I richiami più rilevanti della Prolusione a proposito di una legge sul fine vita, si esemplificano in quattro indicazioni principali. Prima: riconoscimento legale a “dichiarazioni inequivocabili, rese in forma certa ed esplicita”. Seconda: garanzie di presa in carico del malato e di rapporto fiduciario con il medico. Terza: inefficacia di dichiarazioni che si riferiscano a trattamenti di sostegno vitale (come alimentazione e idratazione). Quarta: finalità di evitare, da un lato, inutili forme di accanimento terapeutico e, dall’altro, forme di eutanasia mascherata e di abbandono terapeutico. rn
Ora, la prima indicazione, sull’ammissibilità di “dichiarazioni inequivocabili” è stata da taluno interpretata come un’apertura al testamento biologico.

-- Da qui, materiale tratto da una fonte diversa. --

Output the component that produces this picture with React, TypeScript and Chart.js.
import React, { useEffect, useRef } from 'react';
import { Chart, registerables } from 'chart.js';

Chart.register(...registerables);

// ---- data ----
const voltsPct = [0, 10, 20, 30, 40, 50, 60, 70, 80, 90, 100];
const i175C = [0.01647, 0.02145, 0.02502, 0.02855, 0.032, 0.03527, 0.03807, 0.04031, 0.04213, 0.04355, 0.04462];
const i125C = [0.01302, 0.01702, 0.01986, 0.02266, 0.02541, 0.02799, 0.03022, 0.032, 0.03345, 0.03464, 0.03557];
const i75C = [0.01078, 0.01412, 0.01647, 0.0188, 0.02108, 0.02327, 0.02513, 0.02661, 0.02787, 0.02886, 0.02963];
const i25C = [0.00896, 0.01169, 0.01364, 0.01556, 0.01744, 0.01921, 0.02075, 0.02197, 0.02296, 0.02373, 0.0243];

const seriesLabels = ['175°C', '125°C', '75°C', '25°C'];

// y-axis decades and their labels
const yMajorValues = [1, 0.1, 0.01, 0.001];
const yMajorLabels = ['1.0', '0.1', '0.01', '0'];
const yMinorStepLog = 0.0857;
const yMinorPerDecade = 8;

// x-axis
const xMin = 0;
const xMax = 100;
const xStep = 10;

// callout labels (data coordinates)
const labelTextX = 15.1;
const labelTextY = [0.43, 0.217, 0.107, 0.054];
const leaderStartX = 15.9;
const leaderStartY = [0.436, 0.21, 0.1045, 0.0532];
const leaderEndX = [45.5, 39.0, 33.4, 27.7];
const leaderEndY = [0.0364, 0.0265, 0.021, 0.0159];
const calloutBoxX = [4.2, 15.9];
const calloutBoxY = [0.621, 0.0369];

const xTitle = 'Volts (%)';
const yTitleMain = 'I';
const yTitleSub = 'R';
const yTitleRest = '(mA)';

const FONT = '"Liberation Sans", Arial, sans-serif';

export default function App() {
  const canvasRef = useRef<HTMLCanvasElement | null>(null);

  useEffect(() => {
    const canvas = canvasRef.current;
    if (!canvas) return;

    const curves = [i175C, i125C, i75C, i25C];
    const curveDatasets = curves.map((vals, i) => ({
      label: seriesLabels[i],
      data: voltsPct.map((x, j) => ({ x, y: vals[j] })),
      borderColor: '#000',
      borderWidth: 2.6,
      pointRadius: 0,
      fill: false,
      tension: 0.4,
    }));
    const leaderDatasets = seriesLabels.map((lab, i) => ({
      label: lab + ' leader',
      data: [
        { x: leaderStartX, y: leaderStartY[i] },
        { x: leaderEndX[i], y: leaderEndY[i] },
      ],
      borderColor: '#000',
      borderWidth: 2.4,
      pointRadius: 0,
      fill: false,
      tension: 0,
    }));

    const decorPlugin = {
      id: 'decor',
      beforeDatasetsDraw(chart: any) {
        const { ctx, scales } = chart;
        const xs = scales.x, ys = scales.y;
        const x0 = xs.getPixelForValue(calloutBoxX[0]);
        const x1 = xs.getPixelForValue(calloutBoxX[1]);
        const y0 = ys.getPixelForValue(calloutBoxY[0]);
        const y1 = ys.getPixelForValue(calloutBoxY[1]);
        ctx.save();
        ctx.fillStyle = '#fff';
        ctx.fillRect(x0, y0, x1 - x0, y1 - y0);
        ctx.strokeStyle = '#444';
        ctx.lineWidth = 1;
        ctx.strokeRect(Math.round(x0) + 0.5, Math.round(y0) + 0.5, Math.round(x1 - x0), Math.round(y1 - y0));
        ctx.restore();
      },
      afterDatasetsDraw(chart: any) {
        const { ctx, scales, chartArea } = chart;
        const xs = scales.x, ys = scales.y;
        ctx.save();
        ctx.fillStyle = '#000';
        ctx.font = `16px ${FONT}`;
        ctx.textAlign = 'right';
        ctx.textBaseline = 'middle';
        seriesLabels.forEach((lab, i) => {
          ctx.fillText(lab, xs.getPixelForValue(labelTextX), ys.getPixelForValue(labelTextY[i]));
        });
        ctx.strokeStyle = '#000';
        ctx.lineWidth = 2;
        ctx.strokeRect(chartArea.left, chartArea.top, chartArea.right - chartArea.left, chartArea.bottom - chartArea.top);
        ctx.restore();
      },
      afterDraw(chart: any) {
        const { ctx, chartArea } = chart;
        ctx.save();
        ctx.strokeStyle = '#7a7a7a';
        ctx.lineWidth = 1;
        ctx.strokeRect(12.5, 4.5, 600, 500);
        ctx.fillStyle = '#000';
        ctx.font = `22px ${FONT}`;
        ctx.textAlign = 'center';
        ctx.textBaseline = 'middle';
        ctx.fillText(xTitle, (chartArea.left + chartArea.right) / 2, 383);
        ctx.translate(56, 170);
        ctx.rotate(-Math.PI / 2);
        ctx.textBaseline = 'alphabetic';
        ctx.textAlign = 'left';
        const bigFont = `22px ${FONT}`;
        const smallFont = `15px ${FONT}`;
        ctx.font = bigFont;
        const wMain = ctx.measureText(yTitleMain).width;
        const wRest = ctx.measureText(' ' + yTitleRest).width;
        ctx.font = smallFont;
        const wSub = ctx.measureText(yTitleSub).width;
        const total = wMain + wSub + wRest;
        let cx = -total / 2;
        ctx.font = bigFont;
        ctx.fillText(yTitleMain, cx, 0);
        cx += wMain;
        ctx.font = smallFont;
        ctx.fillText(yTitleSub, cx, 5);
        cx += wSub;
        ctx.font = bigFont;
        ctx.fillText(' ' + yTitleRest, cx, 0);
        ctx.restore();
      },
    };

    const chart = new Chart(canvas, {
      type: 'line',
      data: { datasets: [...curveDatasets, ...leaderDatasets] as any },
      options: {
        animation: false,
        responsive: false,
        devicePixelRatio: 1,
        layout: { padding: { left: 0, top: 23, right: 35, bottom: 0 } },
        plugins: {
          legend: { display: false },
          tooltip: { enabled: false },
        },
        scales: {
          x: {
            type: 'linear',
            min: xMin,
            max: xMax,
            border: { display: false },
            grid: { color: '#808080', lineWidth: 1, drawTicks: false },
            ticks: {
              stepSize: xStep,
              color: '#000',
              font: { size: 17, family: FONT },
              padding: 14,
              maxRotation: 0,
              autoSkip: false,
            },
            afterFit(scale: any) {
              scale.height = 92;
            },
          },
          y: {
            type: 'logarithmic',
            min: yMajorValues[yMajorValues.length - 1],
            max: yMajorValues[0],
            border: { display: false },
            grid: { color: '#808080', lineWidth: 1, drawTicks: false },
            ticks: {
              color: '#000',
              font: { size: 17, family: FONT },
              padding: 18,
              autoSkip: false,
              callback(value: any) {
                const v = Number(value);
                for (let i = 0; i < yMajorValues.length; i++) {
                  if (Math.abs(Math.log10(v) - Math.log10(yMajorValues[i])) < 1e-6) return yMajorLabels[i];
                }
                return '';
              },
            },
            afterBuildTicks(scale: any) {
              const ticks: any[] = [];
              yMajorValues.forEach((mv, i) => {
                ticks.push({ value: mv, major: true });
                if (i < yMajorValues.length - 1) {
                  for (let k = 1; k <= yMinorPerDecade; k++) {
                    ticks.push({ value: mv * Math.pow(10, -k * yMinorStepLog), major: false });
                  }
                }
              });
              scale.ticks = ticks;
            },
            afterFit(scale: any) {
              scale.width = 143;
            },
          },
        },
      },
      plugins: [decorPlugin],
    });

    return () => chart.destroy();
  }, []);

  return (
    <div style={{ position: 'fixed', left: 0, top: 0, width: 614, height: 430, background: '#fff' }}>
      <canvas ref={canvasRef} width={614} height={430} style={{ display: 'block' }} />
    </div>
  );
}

E’ un’interpretazione forzata. Come è noto il testamento biologico è un documento nel quale una persona, in piena capacità, esprime il suo assenso o dissenso circa trattamenti che potrebbe subire nell’eventualità del verificarsi di un evento traumatico con perdita di coscienza. Tale strumento è del tutto in contraddizione con le quattro indicazioni riportate. Il testamento biologico si compone, infatti, di dichiarazioni strutturalmente “equivocabili” in quanto riferibili ad un evento non ancora avvenuto, e dunque senza alcuna certezza che le stesse dichiarazioni si riproporrebbero identiche nell’attualità del verificarsi del trauma e delle relative informazioni sulle terapie da attivare, che, peraltro, mutano nel tempo. Inoltre il testamento biologico può, tecnicamente, contenere indicazioni relative a forme di abbandono terapeutico. Utilizzare l’espressione “testamento” equivale a dire che – come avviene per il patrimonio nell’eredità – si può liberamente disporre del bene oggetto della dichiarazione. Ciò va nella direzione opposta al principio che della vita umana, secondo il diritto, non se ne può disporre come se fosse una cosa. E va decisamente contro il contenuto delle riflessioni del cardinale Bagnasco su questo punto.

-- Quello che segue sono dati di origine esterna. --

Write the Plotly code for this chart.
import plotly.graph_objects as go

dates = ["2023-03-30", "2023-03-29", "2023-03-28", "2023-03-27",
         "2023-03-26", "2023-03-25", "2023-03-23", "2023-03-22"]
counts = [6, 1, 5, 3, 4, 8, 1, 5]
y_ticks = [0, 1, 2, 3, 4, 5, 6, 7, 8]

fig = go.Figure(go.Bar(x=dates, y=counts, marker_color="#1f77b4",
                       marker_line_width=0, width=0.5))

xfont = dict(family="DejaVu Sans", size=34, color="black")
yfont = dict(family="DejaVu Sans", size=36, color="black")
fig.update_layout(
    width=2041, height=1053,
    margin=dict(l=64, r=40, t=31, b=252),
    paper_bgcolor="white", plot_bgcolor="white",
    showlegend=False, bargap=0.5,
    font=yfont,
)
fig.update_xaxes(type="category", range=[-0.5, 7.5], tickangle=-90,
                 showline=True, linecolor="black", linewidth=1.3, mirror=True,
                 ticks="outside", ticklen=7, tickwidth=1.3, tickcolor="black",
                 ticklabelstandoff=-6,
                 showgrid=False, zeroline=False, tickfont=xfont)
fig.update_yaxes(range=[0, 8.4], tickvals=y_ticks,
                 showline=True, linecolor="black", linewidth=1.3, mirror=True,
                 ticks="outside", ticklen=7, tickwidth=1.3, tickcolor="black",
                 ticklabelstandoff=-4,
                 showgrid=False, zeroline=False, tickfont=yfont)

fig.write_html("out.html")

Altri sostengono che questi richiami possono leggersi piuttosto come un’apertura alle c.d. DAT (Dichiarazioni Anticipate di Trattamento). Occorre però sottolineare che non si trova nella Prolusione alcun riferimento all’espressione “anticipate”. Il presidente della Cei parla di “dichiarazioni inequivocabili, rese in forma certa ed esplicita”, non invece di “dichiarazioni anticipate”. Qui si annida l’errore in cui molti commentatori sono incorsi. Il problema giuridico dell’ammissibilità o meno di tali dichiarazioni si può enucleare così: quanto tali dichiarazioni possono essere retrodatate rispetto al trattamento? E’ pacifico che il paziente, una volta informato sull’intervento, sui rischi e le conseguenze, possa rifiutarlo (si tratta di una libertà costituzionale, che non implica che la decisione sia anche moralmente accettabile). Con l’unica eccezione della sentenza minoritaria e solitaria del caso Englaro, l’orientamento della giurisprudenza di legittimità è chiaro: il dissenso ad un trattamento sanitario (e non di sostegno vitale) è ammissibile nella misura in cui il paziente sia in grado di effettuare un “giudizio” informato in ordine alla propria situazione sanitaria. Non lo è invece in assenza della doverosa, completa, analitica informazione sul trattamento stesso. Dunque, ove il paziente, in stato di incoscienza, non sia in condizione di esprimersi pienamente, un dissenso ex ante, dichiarato ancor prima del verificarsi della patologia, è inefficace, in quanto privo di qualsiasi informazione medico-terapeutica, che non può che ricollegarsi alla vicenda concreta.
Ciò significa che mentre nelle patologie a lenta evoluzione, una dichiarazione di trattamento potrebbe essere ammissibile nell’attualità delle prime fasi della malattia, non è consentito che, nella diversa situazione di un evento traumatico imprevedibile, la dichiarazione sia retrodatata ad un momento antecedente al verificarsi del trauma improvviso. Ragionando diversamente, posta l’impossibilità di affermare che quella valutazione sia ancora attuale davanti al concreto accadimento e alle relative specifiche indicazioni terapeutiche, si finirebbe per ribaltare il principio secondo il quale nelle situazioni di incertezza non può che prevalere la scelta collegata al diritto di rango costituzionale più importante, che è il diritto alla vita.
Le “dichiarazioni” possono piuttosto rappresentare un contributo utile per casi dubbi di accanimento terapeutico. E’ certamente il medico a sapere in scienza e coscienza se ci si trova davanti a situazioni di accanimento terapeutico, ma le dichiarazioni del paziente possono rafforzare il dialogo e chiarire un diverso grado di sopportabilità di una terapia.